Missouri, like most states, permits certain “non-probate transfers” of your assets.  These are typically contractual agreements between you and the institutions that hold your assets, whereby you direct the institution to transfer your assets to specific beneficiaries upon your death.  As long as these transfers follow the procedures set forth in the Missouri statutes, the transfer of assets will be recognized as legally binding upon your death without the need to involve the Probate Court.
The most common types of non-probate transfers are “transfer on death” (“TOD”) or “pay on death” (“POD”) transfers.  These can typically be used to add beneficiaries to bank accounts, brokerage accounts, and vehicles.  In addition, Missouri recognizes a “beneficiary deed,” that once recorded, will act as a non-probate transfer for real property.
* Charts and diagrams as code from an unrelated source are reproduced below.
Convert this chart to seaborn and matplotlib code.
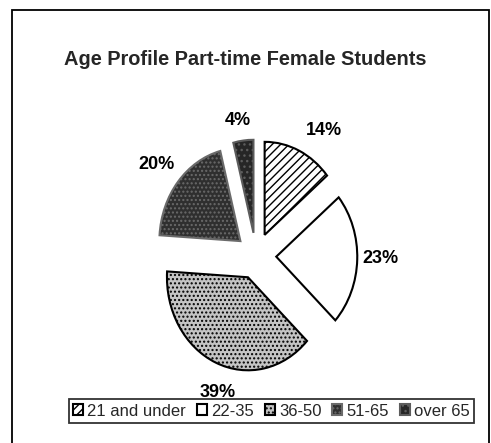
"""Age profile of part-time female students - exploded pie."""

import numpy as np
import matplotlib.pyplot as plt
import seaborn as sns
from matplotlib.patches import Rectangle

age_groups = ["21 and under", "22-35", "36-50", "51-65", "over 65"]
shares = [14, 23, 39, 20, 4]

face_colors = ["white", "white", "#c4c4c4", "#2f2f2f", "#262626"]
edge_colors = ["black", "black", "black", "#6a6a6a", "#5c5c5c"]
hatches = ["////", None, "....", "....", "..."]

# label placement tweaks (degrees clockwise off the slice middle, distance in radii)
label_turn = [6.6, -0.8, -5.7, -1.2, -1.4]
label_dist = [1.58, 1.54, 1.54, 1.575, 1.47]

sns.set_theme(style="white")
plt.rcParams["font.family"] = ["Liberation Sans", "DejaVu Sans"]

fig = plt.figure(figsize=(4.91, 4.43), dpi=100)
fig.patch.set_facecolor("white")

# outer chart frame (bottom edge is cut off in the scan)
fig.patches.append(
    Rectangle((0.024, -0.05), 0.972, 1.027, transform=fig.transFigure,
              fill=False, edgecolor="black", linewidth=1.3)
)

ax = fig.add_axes([0.1914, 0.0023, 0.66, 0.84])
wedges, texts, autotexts = ax.pie(
    shares,
    startangle=90,
    counterclock=False,
    explode=[0.25] * len(shares),
    autopct="%1.0f%%",
    pctdistance=1.28,
    wedgeprops={"linewidth": 1.5},
    textprops={"fontsize": 13, "color": "black", "fontweight": "bold"},
)
for w, fc, ec, h in zip(wedges, face_colors, edge_colors, hatches):
    w.set_facecolor(fc)
    w.set_edgecolor(ec)
    if h:
        w.set_hatch(h)

for w, t, turn, dist in zip(wedges, autotexts, label_turn, label_dist):
    mid = np.deg2rad((w.theta1 + w.theta2) / 2 - turn)
    t.set_position((dist * np.cos(mid), dist * np.sin(mid)))
    t.set_ha("center")
    t.set_va("center")

ax.set_aspect("auto")
ax.set_xlim(-2, 2)
ax.set_ylim(-2, 2)
ax.axis("off")

fig.text(0.5, 0.866, "Age Profile Part-time Female Students",
         ha="center", va="center", fontsize=14.4, fontweight="bold")

leg = fig.legend(
    wedges, age_groups,
    loc="center", bbox_to_anchor=(0.553, 0.072),
    ncol=5, fontsize=12, frameon=True, fancybox=False,
    edgecolor="black", handlelength=0.6, handleheight=0.6,
    handletextpad=0.25, columnspacing=0.65, borderpad=0.25,
    borderaxespad=0,
)
leg.get_frame().set_linewidth(1.3)

fig.savefig("out.png", dpi=100, facecolor="white")
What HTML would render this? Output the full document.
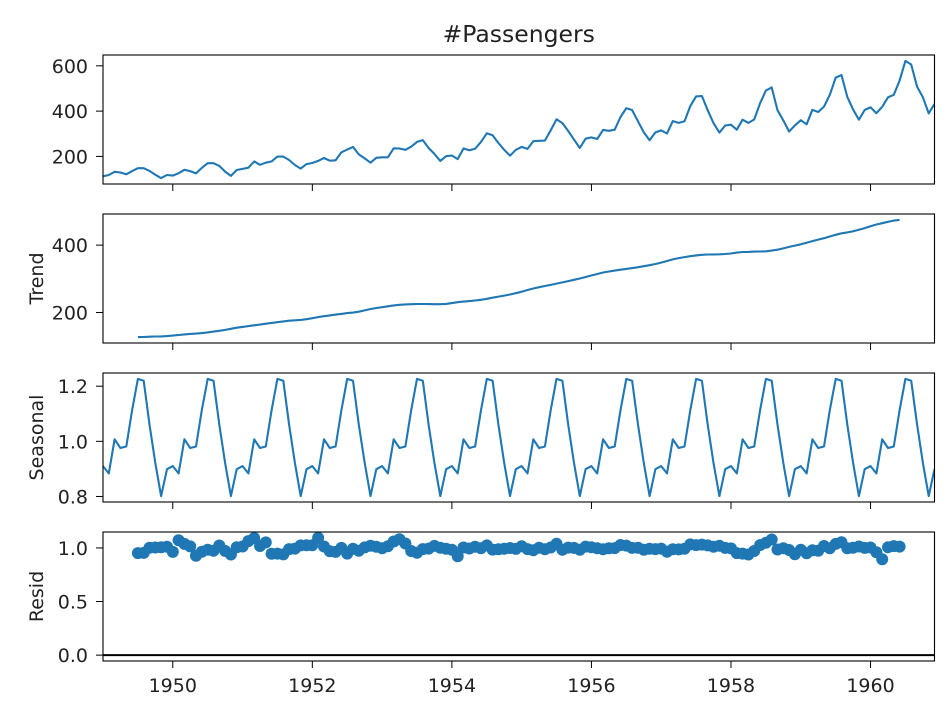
<!DOCTYPE html>
<html><head><meta charset="utf-8"><style>
body{margin:0;background:#fff;}
svg{display:block;font-family:"DejaVu Sans","Liberation Sans",sans-serif;}
</style></head><body>
<svg id="s" width="949" height="712" xmlns="http://www.w3.org/2000/svg"></svg>
<script>
const d=[112,118,132,129,121,135,148,148,136,119,104,118,115,126,141,135,125,149,170,170,158,133,114,140,145,150,178,163,172,178,199,199,184,162,146,166,171,180,193,181,183,218,230,242,209,191,172,194,196,196,236,235,229,243,264,272,237,211,180,201,204,188,235,227,234,264,302,293,259,229,203,229,242,233,267,269,270,315,364,347,312,274,237,278,284,277,317,313,318,374,413,405,355,306,271,306,315,301,356,348,355,422,465,467,404,347,305,336,340,318,362,348,363,435,491,505,404,359,310,337,360,342,406,396,420,472,548,559,463,407,362,405,417,391,419,461,472,535,622,606,508,461,390,432];
const n=d.length;
const tr=new Array(n).fill(null);
for(let i=6;i<n-6;i++){let s=0.5*d[i-6]+0.5*d[i+6];for(let k=-5;k<=5;k++)s+=d[i+k];tr[i]=s/12;}
const pa=[];for(let p=0;p<12;p++){let s=0,c=0;for(let i=p;i<n;i+=12)if(tr[i]){s+=d[i]/tr[i];c++;}pa.push(s/c);}
const pm=pa.reduce((a,b)=>a+b)/12;
const se=d.map((_,i)=>pa[i%12]/pm);
const re=d.map((v,i)=>tr[i]?v/(tr[i]*se[i]):null);
const L=103,R=934.5,W=R-L;
const X=i=>L+i*W/(n-1);
let h='';
const panels=[
 {top:55,data:d,ticks:[200,400,600],fmt:v=>v,label:null,title:'#Passengers'},
 {top:214,data:tr,ticks:[200,400],fmt:v=>v,label:'Trend'},
 {top:373,data:se,ticks:[0.8,1.0,1.2],fmt:v=>v.toFixed(1),label:'Seasonal'},
 {top:532,data:re,ticks:[0.0,0.5,1.0],fmt:v=>v.toFixed(1),label:'Resid',dots:true,zero:true}
];
panels.forEach((p,pi)=>{
 const H=129,B=p.top+H;
 let vals=p.data.filter(v=>v!=null);
 let mn=Math.min(...vals),mx=Math.max(...vals);
 if(p.zero)mn=Math.min(mn,0);
 const m=(mx-mn)*0.05;const lo=mn-m,hi=mx+m;
 const Y=v=>B-(v-lo)/(hi-lo)*H;
 h+=`<defs><clipPath id="c${pi}"><rect x="${L}" y="${p.top}" width="${W}" height="${H}"/></clipPath></defs>`;
 if(p.dots){
  p.data.forEach((v,i)=>{if(v!=null)h+=`<circle cx="${X(i).toFixed(1)}" cy="${Y(v).toFixed(1)}" r="6" fill="#1f77b4"/>`;});
  h+=`<line x1="${L}" x2="${R}" y1="${Y(0)}" y2="${Y(0)}" stroke="#000" stroke-width="2"/>`;
 }else{
  let pts=[];p.data.forEach((v,i)=>{if(v!=null)pts.push(X(i).toFixed(1)+','+Y(v).toFixed(1));});
  h+=`<polyline clip-path="url(#c${pi})" points="${pts.join(' ')}" fill="none" stroke="#1f77b4" stroke-width="2.1" stroke-linejoin="round"/>`;
 }
 h+=`<rect x="${L}" y="${p.top}" width="${W}" height="${H}" fill="none" stroke="#000" stroke-width="1.1"/>`;
 p.ticks.forEach(t=>{const y=Y(t);h+=`<line x1="${L-7}" x2="${L}" y1="${y}" y2="${y}" stroke="#000" stroke-width="1"/><text x="${L-15}" y="${y+7}" font-size="19" text-anchor="end" fill="#222">${p.fmt(t)}</text>`;});
 for(let yr=1950;yr<=1960;yr+=2){const x=L+(yr-1949)*12*W/(n-1);h+=`<line x1="${x}" x2="${x}" y1="${B}" y2="${B+7}" stroke="#000" stroke-width="1"/>`;
  if(pi==3)h+=`<text x="${x}" y="${B+31}" font-size="19" text-anchor="middle" fill="#222">${yr}</text>`;}
 if(p.label)h+=`<text transform="translate(43,${p.top+H/2}) rotate(-90)" font-size="19" text-anchor="middle" fill="#222">${p.label}</text>`;
 if(p.title)h+=`<text x="${(L+R)/2}" y="42" font-size="23.5" text-anchor="middle" fill="#222">${p.title}</text>`;
});
document.getElementById('s').innerHTML=h;
</script>
</body></html>
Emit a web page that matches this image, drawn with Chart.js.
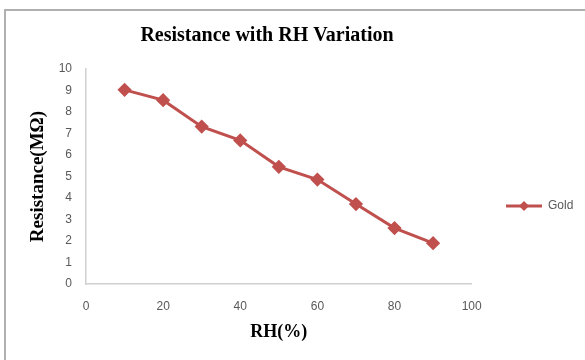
<!DOCTYPE html>
<html>
<head>
<meta charset="utf-8">
<script src="https://cdn.jsdelivr.net/npm/chart.js@4.4.1/dist/chart.umd.min.js"></script>
<style>
  html, body { margin: 0; padding: 0; background: #fff; }
  #frame {
    position: absolute; left: 4px; top: 9px; width: 590px; height: 360px;
    border-top: 2px solid #b0b0b0; border-left: 2px solid #b0b0b0;
  }
  #wrap { position: absolute; left: 0; top: 0; width: 585px; height: 360px; }
</style>
</head>
<body>
<div id="frame"></div>
<div id="wrap"><canvas id="chart"></canvas></div>
<script>
// values
const rhValues = [10, 20, 30, 40, 50, 60, 70, 80, 90];
const goldResistance = [9.03, 8.55, 7.32, 6.68, 5.45, 4.86, 3.72, 2.60, 1.90];
const seriesName = 'Gold';
const chartTitle = 'Resistance with RH Variation';
const xTitle = 'RH(%)';
const yTitle = 'Resistance(M\u03A9)';

const red = '#C0504D';
const tickColor = '#595959';
const axisColor = '#d0d0d0';
const serif = '"Liberation Serif", "Times New Roman", serif';
const sans = '"Liberation Sans", Arial, sans-serif';

// legend marker: line with a diamond in the middle
function legendMarker() {
    const c = document.createElement('canvas');
    c.width = 36; c.height = 12;
    const g = c.getContext('2d');
    g.strokeStyle = red;
    g.lineWidth = 3;
    g.beginPath(); g.moveTo(0, 6); g.lineTo(36, 6); g.stroke();
    g.fillStyle = red;
    g.beginPath(); g.moveTo(18, 1); g.lineTo(23, 6); g.lineTo(18, 11); g.lineTo(13, 6); g.closePath(); g.fill();
    return c;
}

// nudge title / legend to where Excel put them
const placeBoxes = {
    id: 'placeBoxes',
    afterLayout(chart) {
        const l = chart.legend;
        if (l) {
            const dy = 206 - (l.top + l.bottom) / 2;
            l.top += dy; l.bottom += dy;
            const dx = 500 - l.left;
            l.left += dx; l.right += dx;
        }
        const t = chart.titleBlock;
        if (t) {
            const dx = 267 - (t.left + t.right) / 2;
            t.left += dx; t.right += dx;
        }
    }
};

const points = rhValues.map((x, i) => ({ x: x, y: goldResistance[i] }));

new Chart(document.getElementById('chart'), {
    type: 'line',
    data: {
        datasets: [{
            label: seriesName,
            data: points,
            borderColor: red,
            backgroundColor: red,
            borderWidth: 3,
            pointStyle: 'rectRot',
            pointRadius: 5,
            pointBackgroundColor: red,
            pointBorderColor: red,
            fill: false,
            tension: 0
        }]
    },
    options: {
        responsive: true,
        maintainAspectRatio: false,
        animation: false,
        layout: { padding: { left: 25, right: 30, top: 10, bottom: 10 } },
        plugins: {
            title: {
                display: true,
                text: chartTitle,
                color: '#000',
                font: { family: serif, size: 20, weight: 'bold' },
                padding: { top: 14, bottom: 21 }
            },
            legend: {
                position: 'right',
                labels: {
                    usePointStyle: true,
                    pointStyle: legendMarker(),
                    pointStyleWidth: 36,
                    color: tickColor,
                    font: { family: sans, size: 12 },
                    padding: 6
                }
            },
            tooltip: { enabled: false }
        },
        scales: {
            x: {
                type: 'linear',
                min: 0, max: 100,
                ticks: { stepSize: 20, color: tickColor, padding: 15,
                    font: { family: sans, size: 12 } },
                grid: { display: false, drawTicks: false },
                border: { display: true, color: axisColor, width: 1.5 },
                title: {
                    display: true, text: xTitle, color: '#000',
                    font: { family: serif, size: 18, weight: 'bold' },
                    padding: { top: 4, bottom: 7 }
                },
                afterFit(scale) { scale.height = 66; }
            },
            y: {
                min: 0, max: 10,
                ticks: { stepSize: 1, color: tickColor, padding: 14,
                    font: { family: sans, size: 12 } },
                grid: { display: false, drawTicks: false },
                border: { display: true, color: axisColor, width: 1.5 },
                title: {
                    display: true, text: yTitle, color: '#000',
                    font: { family: serif, size: 19, weight: 'bold' },
                    padding: { top: 2, bottom: 0 }
                },
                afterFit(scale) { scale.width = 61; }
            }
        }
    },
    plugins: [placeBoxes]
});
</script>
</body>
</html>
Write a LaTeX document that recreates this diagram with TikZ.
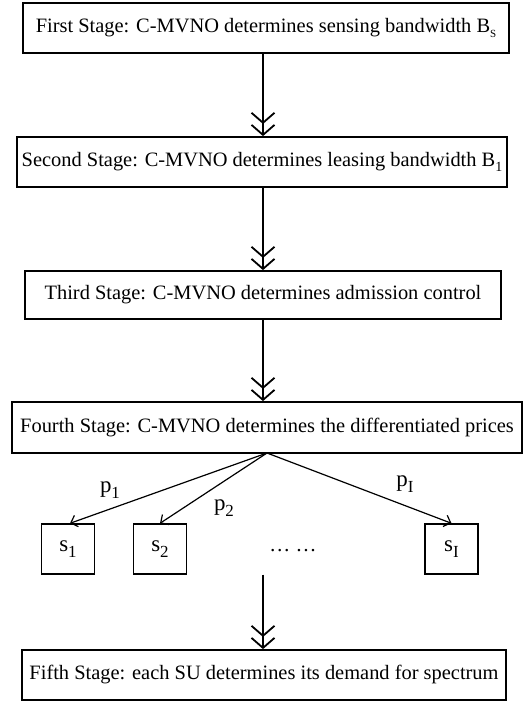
\documentclass[tikz,border=0pt]{standalone}
\usepackage{fontspec}
\setmainfont{Liberation Serif}
\usetikzlibrary{arrows.meta}
\newcommand{\mysub}[2][14]{\raisebox{-0.28em}{\fontsize{#1}{#1}\selectfont #2}}
\tikzset{
  stagebox/.style={draw, line width=1.8bp, minimum height=50bp, inner sep=0pt, font=\fontsize{20.5}{24}\selectfont},
  subbox/.style={draw, line width=1.4bp, minimum width=53bp, minimum height=50bp, inner sep=0pt, font=\fontsize{23}{26}\selectfont},
  dblarrow/.style={line width=1.8bp, -{Straight Barb[length=10bp,width=23bp,line width=1.8bp]Straight Barb[length=10bp,width=23bp,line width=1.8bp]}},
  pricearrow/.style={line width=1.2bp, -{Straight Barb[length=6bp,width=12bp,line width=1.2bp]}},
  plabel/.style={font=\fontsize{23}{26}\selectfont, inner sep=0pt}
}
\begin{document}
\begin{tikzpicture}[x=1bp,y=-1bp]
\useasboundingbox (0,0) rectangle (524,703);
\coordinate (ax) at (263,0);
\node[stagebox, minimum width=486bp] (b1) at (266,28) {First Stage: C-MVNO determines sensing bandwidth B\mysub[11]{S}};
\node[stagebox, minimum width=490bp] (b2) at (262,162) {Second Stage: C-MVNO determines leasing bandwidth B\mysub{1}};
\node[stagebox, minimum width=476bp, minimum height=48bp] (b3) at (263,295) {Third Stage: C-MVNO determines admission control};
\node[stagebox, minimum width=510bp, minimum height=51bp] (b4) at (267,427.5) {Fourth Stage: C-MVNO determines the differentiated prices};
\node[stagebox, minimum width=484bp] (b5) at (264,675) {Fifth Stage: each SU determines its demand for spectrum};
\node[subbox] (s1) at (68,549) {s\mysub[17]{1}};
\node[subbox] (s2) at (160,549) {s\mysub[17]{2}};
\node[subbox] (sI) at (451.5,549) {s\mysub[17]{I}};
\node[font=\fontsize{21}{24}\selectfont] (dots) at (293,551) {\dots\ \dots};
\coordinate (fork) at (267,453);
\draw[dblarrow] (b1.south -| ax) -- (b2.north -| ax);
\draw[dblarrow] (b2.south -| ax) -- (b3.north -| ax);
\draw[dblarrow] (b3.south -| ax) -- (b4.north -| ax);
\draw[dblarrow] (ax |- s1.south) -- (b5.north -| ax);
\draw[pricearrow] (fork) -- ([xshift=2bp]s1.north);
\draw[pricearrow] (fork) -- (s2.north);
\draw[pricearrow] (fork) -- (sI.north);
\node[plabel] (p1) at (110,490) {p\mysub[17]{1}};
\node[plabel] (p2) at (224,508) {p\mysub[17]{2}};
\node[plabel] (pI) at (405,484) {p\mysub[17]{I}};
\end{tikzpicture}
\end{document}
It is important to note that non-probate transfers will supersede dispositions of assets owned in a will or a trust.  Thus, if your only asset is a bank account, and your will provides that your assets are to be distributed to your parents, but your bank account has a “pay on death” designation naming your son, your son will be the owner of the account.  Therefore, it is important to review the titling of your assets when preparing your estate plan, so that your beneficiary designations match the distributions made in your will or trust.

Next Steps

Once you’ve put these documents in place, you’ve addressed the basic planning requirements for your death and disability.  This is a good time to go through your assets and look at how they are titled, in order to make sure that your plan will work as intended.  It’s also a good time to think about the non-legal aspects of legacy planning.  This would include drafting memorial instructions that let your loved ones know how you would like to be remembered; completing organ donation forms; and making sure that your loved ones know where you keep all of your important documents.

Putting in place an estate plan that reflects your goals may seem daunting, but keep in mind that a well crafted estate plan is the ultimate gift for your loved ones.  A small amount of work by you now can save a great deal of time and money for your survivors later.